The structures and operating methods described above can be used in both CCD linear arrays and CCD area arrays. However, in an area array, the structure of this invention does require a larger chip and reduces the line resolution available.

It should be pointed out that all the structures described in this specification function with a buried channel as described in U.S. Pat. application Ser. No. 296,507 filed Oct. 10, 1972 now abandoned. However, buried channel is not required for proper operation.

P region 19 in FIG. 3 (formed by ion-implantation in one embodiment) has an impurity concentration of about 3 .times. 10.sup.16 atoms/cc. In the same embodiment, P-type channel stop region 14 had an impurity concentration of about 10.sup.18 - 10.sup.19 atoms/cc.

Claims

What is claimed is:

1. The method of operating a light sensitive element comprising a first region of semiconductor material overlaid by a first electrode, said light sensing element being capable of containing a charge packet and being part of a charge coupled device which comprises:

allowing charge accumulated in the light sensing element to transfer to a charge sink region by lowering the potential in a first intermediate region in the semiconductor material between said light sensing element and the charge sink region;

raising the potential in said first intermediate region of semiconductor material between said light sensing element and said charge sink region to a level selected to allow a given amount of charge to accumulate in said light sensing element and any additional charge formed in said light sensing element to transfer to said charge sink region;

transferring, at the end of a given time, the charge accumulated in said light sensing element to an adjacent region of semiconductor material by lowering the potential of said adjacent region of semiconductor material and the potential of a second intermediate region of semiconductor material between said adjacent region of semiconductor material and the light sensing element to levels beneath the potential of said light sensing element; and

raising the potential of said second intermediate semiconductor material to a potential above the potential of said adjacent region of semiconductor material on the completion of the transfer of the charge accumulated in said light sensing element to said adjacent region of semiconductor material.

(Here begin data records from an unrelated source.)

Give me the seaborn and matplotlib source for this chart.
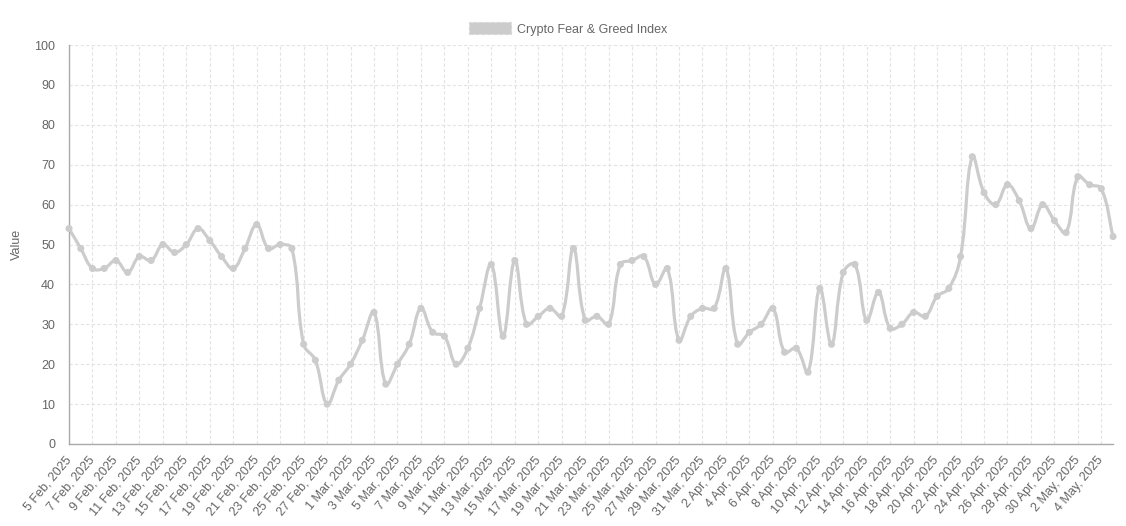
import numpy as np
import pandas as pd
import matplotlib
matplotlib.use("Agg")
import matplotlib.pyplot as plt
import seaborn as sns
from matplotlib.path import Path
from matplotlib.patches import PathPatch, Patch

# daily index values, 5 Feb 2025 .. 5 May 2025
dates = pd.date_range("2025-02-05", "2025-05-05", freq="D")
values = [54, 49, 44, 44, 46, 43, 47, 46, 50, 48,
          50, 54, 51, 47, 44, 49, 55, 49, 50, 49,
          25, 21, 10, 16, 20, 26, 33, 15, 20, 25,
          34, 28, 27, 20, 24, 34, 45, 27, 46, 30,
          32, 34, 32, 49, 31, 32, 30, 45, 46, 47,
          40, 44, 26, 32, 34, 34, 44, 25, 28, 30,
          34, 23, 24, 18, 39, 25, 43, 45, 31, 38,
          29, 30, 33, 32, 37, 39, 47, 72, 63, 60,
          65, 61, 54, 60, 56, 53, 67, 65, 64, 52]
series_name = "Crypto Fear & Greed Index"
tick_labels = [f"{d.day} {d.strftime('%b')}, {d.year}" for d in dates]

df = pd.DataFrame({"idx": np.arange(len(dates)), "value": values})

line_color = "#cccccc"
text_color = "#666666"

sns.set_theme(style="white")
plt.rcParams["font.family"] = ["Liberation Sans", "DejaVu Sans"]

fig = plt.figure(figsize=(11.26, 5.26), dpi=100)
ax = fig.add_axes([0.0613, 0.1559, 0.9272, 0.7585])
ax.set_xlim(0, len(dates) - 1)
ax.set_ylim(0, 100)


# chart.js style bezier (tension 0.4) through the points, built in pixel space
def spline_path(ax, x, y, t=0.4):
    pts = ax.transData.transform(np.column_stack([x, y]))
    n = len(pts)
    verts = [pts[0]]
    codes = [Path.MOVETO]
    cp_prev, cp_next = [], []
    for i in range(n):
        p0 = pts[max(i - 1, 0)]
        p1 = pts[i]
        p2 = pts[min(i + 1, n - 1)]
        d01 = np.hypot(*(p1 - p0))
        d12 = np.hypot(*(p2 - p1))
        tot = d01 + d12
        s01 = d01 / tot if tot else 0
        s12 = d12 / tot if tot else 0
        cp_prev.append(p1 - t * s01 * (p2 - p0))
        cp_next.append(p1 + t * s12 * (p2 - p0))
    for i in range(1, n):
        verts += [cp_next[i - 1], cp_prev[i], pts[i]]
        codes += [Path.CURVE4] * 3
    verts = ax.transData.inverted().transform(np.array(verts))
    return Path(verts, codes)


curve = spline_path(ax, df["idx"].values, df["value"].values)
ax.add_patch(PathPatch(curve, fill=False, edgecolor=line_color, lw=2.3,
                       capstyle="round", joinstyle="round", zorder=2,
                       clip_on=False))
sns.scatterplot(data=df, x="idx", y="value", ax=ax, color=line_color,
                s=26, edgecolor="none", zorder=3, legend=False, clip_on=False)

ax.set_xticks(df["idx"].values[::2])
ax.set_xticklabels(tick_labels[::2])
ax.set_yticks(range(0, 101, 10))
ax.grid(True, color="#e3e3e3", linestyle=(0, (3, 2)), lw=0.8)
ax.set_axisbelow(True)
ax.tick_params(axis="both", length=8, width=0.8, color="#e0e0e0",
               labelcolor=text_color, labelsize=9, pad=2)
for lab in ax.get_xticklabels():
    lab.set_rotation(50)
    lab.set_ha("right")
    lab.set_va("center")
    lab.set_rotation_mode("anchor")
for side in ["top", "right"]:
    ax.spines[side].set_visible(False)
for side in ["left", "bottom"]:
    ax.spines[side].set_color("#aaaaaa")
    ax.spines[side].set_linewidth(1)

ax.set_xlabel("")
ax.set_ylabel("Value", fontsize=9, color=text_color, labelpad=8)

handle = Patch(facecolor=line_color, edgecolor="#d8d8d8", linestyle="--", lw=0.8)
fig.legend([handle], [series_name], loc="center", bbox_to_anchor=(0.5045, 0.945),
           frameon=False, fontsize=9, labelcolor=text_color,
           handlelength=3.4, handleheight=1.1, handletextpad=0.5)

fig.savefig("out.png", dpi=100)
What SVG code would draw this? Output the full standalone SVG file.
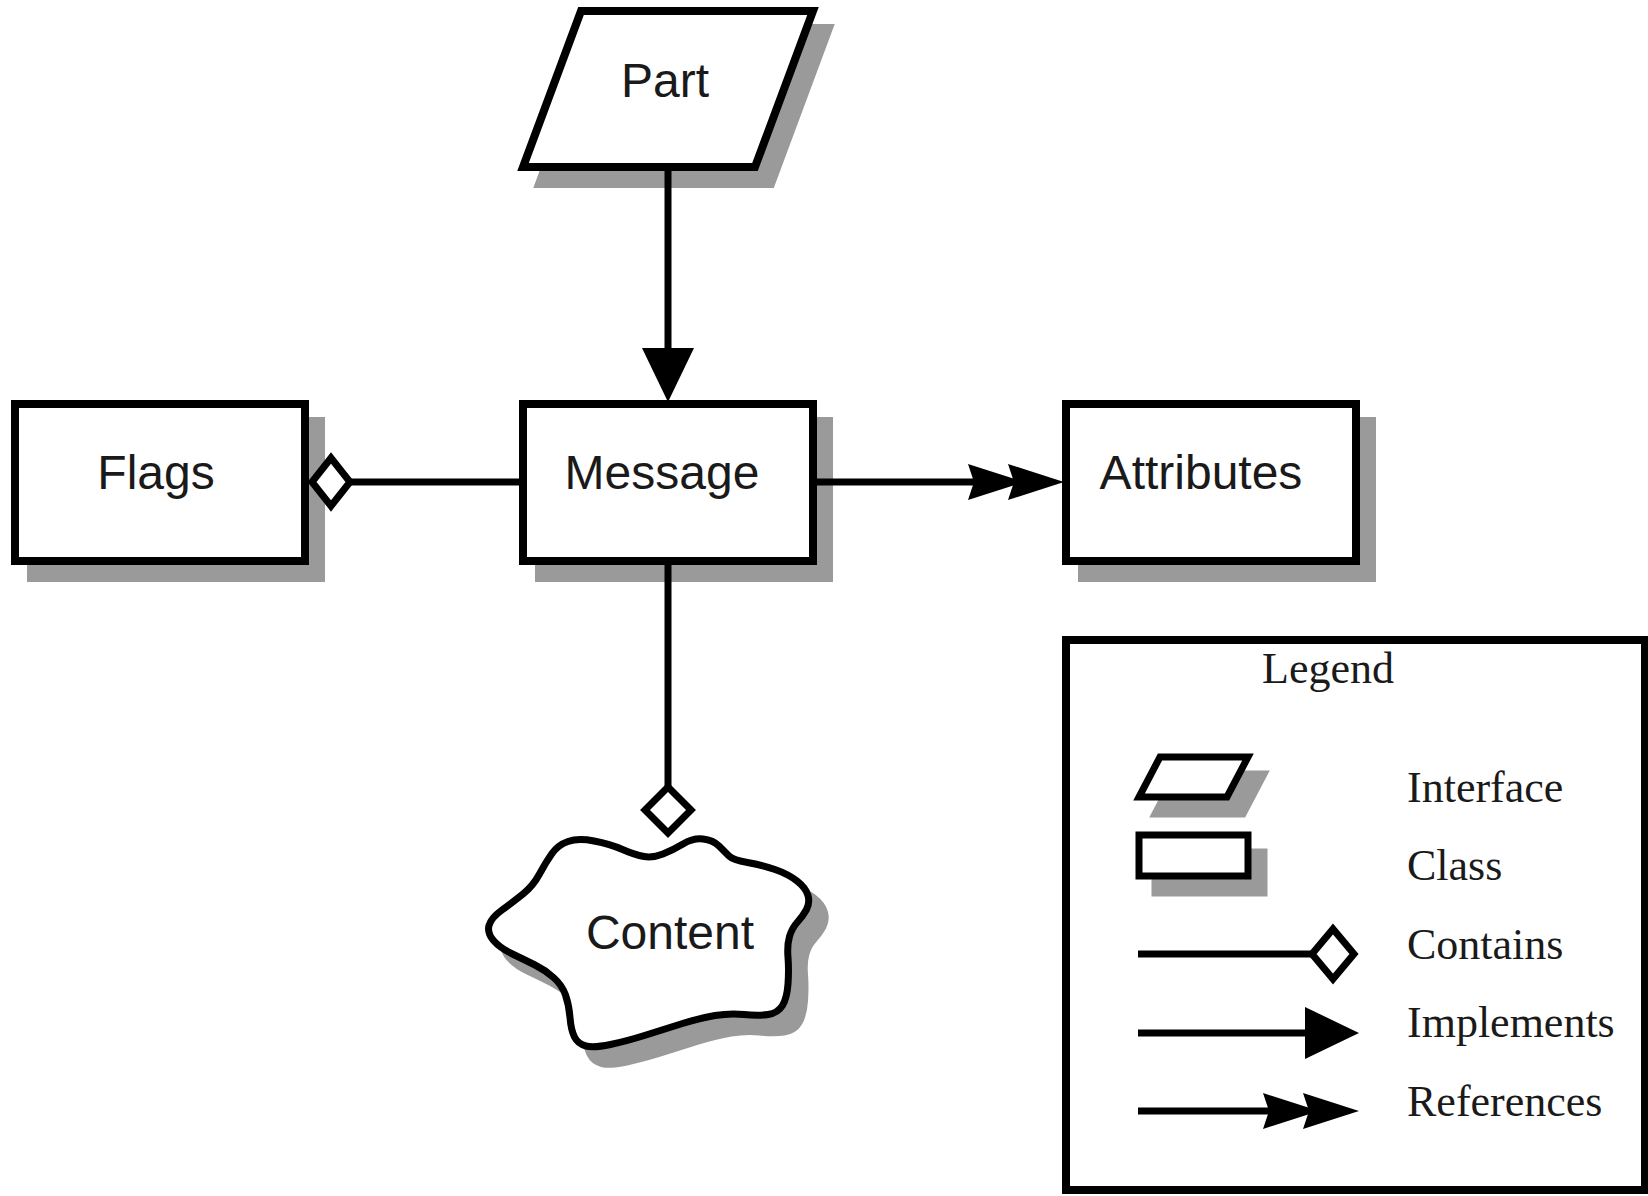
<svg xmlns="http://www.w3.org/2000/svg" xmlns:xlink="http://www.w3.org/1999/xlink" width="1648" height="1196" viewBox="0 0 1648 1196">
<style>
.shape{fill:#fff;stroke:#000;stroke-width:8;stroke-linejoin:miter}
.shadow{fill:#9a9a9a;stroke:#9a9a9a;stroke-width:8}
.conn{fill:none;stroke:#000;stroke-width:7}
.dia{fill:#fff;stroke:#000;stroke-width:7;stroke-linejoin:miter}
.head{fill:#000;stroke:none}
.lbl{font-family:"Liberation Sans",Arial,sans-serif;font-size:48px;fill:#1a1a1a;text-anchor:middle}
.leg{font-family:"Liberation Serif","Times New Roman",serif;font-size:44px;fill:#1a1a1a}
</style>
<defs>
<path id="refhead" d="M0,0 L-56,-18 L-50,0 L-56,18 Z"/>
<path id="imphead" d="M0,0 L-54,-26 L-54,26 Z"/>
<path id="cloud" d="M552 853.5 Q558 845 568 841.5 Q578 838 594 841 Q610 844 622.5 849.5 Q635 855 644 856.5 Q653 858 663 854 Q673 850 683 844 Q693 838 703 839 Q713 840 719 846 Q725 852 729 856 Q733 860 747.5 862.5 Q762 865 775 869.5 Q788 874 797 881 Q806 888 808 895.5 Q810 903 806.5 909.5 Q803 916 797.5 922 Q792 928 789.5 936.5 Q787 945 788 957.5 Q789 970 788 984 Q787 998 782.5 1005.5 Q778 1013 768 1014.5 Q758 1016 744 1014.5 Q730 1013 715 1015.5 Q700 1018 682.5 1023.5 Q665 1029 646 1035 Q627 1041 610.5 1044.5 Q594 1048 586 1046 Q578 1044 574.5 1037 Q571 1030 570 1017.5 Q569 1005 565.5 995 Q562 985 553.5 977.5 Q545 970 535 965 Q525 960 512.5 954 Q500 948 493.5 940.5 Q487 933 489 925.5 Q491 918 502 910 Q513 902 523 894 Q533 886 539.5 874 Q546 862 552 853.5 Z"/>
</defs>

<g id="part">
<polygon class="shadow" points="597,28 829,28 771,184 539,184"/>
<polygon class="shape" points="581,11 813,11 755,167 523,167"/>
<text class="lbl" x="665" y="97">Part</text>
</g>

<g id="flags">
<rect class="shadow" x="31" y="421" width="290" height="157"/>
<rect class="shape" x="15" y="404" width="290" height="157"/>
<text class="lbl" x="156" y="489">Flags</text>
</g>

<g id="message">
<rect class="shadow" x="539" y="421" width="290" height="157"/>
<rect class="shape" x="523" y="404" width="290" height="157"/>
<text class="lbl" x="662" y="489">Message</text>
</g>

<g id="attributes">
<rect class="shadow" x="1082" y="421" width="290" height="157"/>
<rect class="shape" x="1066" y="404" width="290" height="157"/>
<text class="lbl" x="1201" y="489">Attributes</text>
</g>

<g id="content">
<use xlink:href="#cloud" href="#cloud" class="shadow" transform="translate(16,17)"/>
<use xlink:href="#cloud" href="#cloud" class="shape" style="stroke-width:7"/>
<text class="lbl" x="670" y="949">Content</text>
</g>

<g id="connectors">
<line class="conn" x1="668" y1="167" x2="668" y2="360"/>
<use xlink:href="#imphead" href="#imphead" class="head" transform="translate(668,402) rotate(90)"/>
<line class="conn" x1="350" y1="482" x2="523" y2="482"/>
<polygon class="dia" points="312,482 331,458 350,482 331,506"/>
<line class="conn" x1="813" y1="482" x2="1010" y2="482"/>
<use xlink:href="#refhead" href="#refhead" class="head" transform="translate(1024,482)"/>
<use xlink:href="#refhead" href="#refhead" class="head" transform="translate(1064,482)"/>
<line class="conn" x1="668" y1="561" x2="668" y2="787"/>
<polygon class="dia" points="668,787 691,810 668,833 645,810"/>
</g>

<g id="legend">
<rect x="1066" y="640" width="579" height="550" fill="#fff" stroke="#000" stroke-width="8"/>
<text class="leg" x="1262" y="683">Legend</text>
<polygon class="shadow" points="1176,774 1264,774 1243,814 1155,814" style="stroke-width:7"/>
<polygon class="shape" points="1160,757 1248,757 1227,797 1139,797" style="stroke-width:7"/>
<text class="leg" x="1407" y="802">Interface</text>
<rect class="shadow" x="1155" y="852" width="109" height="41" style="stroke-width:7"/>
<rect class="shape" x="1139" y="835" width="109" height="41" style="stroke-width:7"/>
<text class="leg" x="1407" y="880">Class</text>
<line class="conn" x1="1138" y1="954" x2="1312" y2="954"/>
<polygon class="dia" points="1312,954 1333,929 1354,954 1333,979"/>
<text class="leg" x="1407" y="959">Contains</text>
<line class="conn" x1="1138" y1="1033" x2="1310" y2="1033"/>
<use xlink:href="#imphead" href="#imphead" class="head" transform="translate(1359,1033)"/>
<text class="leg" x="1407" y="1037">Implements</text>
<line class="conn" x1="1138" y1="1111" x2="1305" y2="1111"/>
<use xlink:href="#refhead" href="#refhead" class="head" transform="translate(1319,1111)"/>
<use xlink:href="#refhead" href="#refhead" class="head" transform="translate(1359,1111)"/>
<text class="leg" x="1407" y="1116">References</text>
</g>
</svg>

2. The method of claim 1 wherein the step of transferring, at the end of a given time, the charge accumulated in said light sensing element comprises raising the potential of said light sensing element and, at the same time, lowering the potentials of said adjacent region of semiconductor material and of a second intermediate region of semiconductor material between said adjacent region of semiconductor material and the light sensing element to levels beneath the potential of said light sensing element.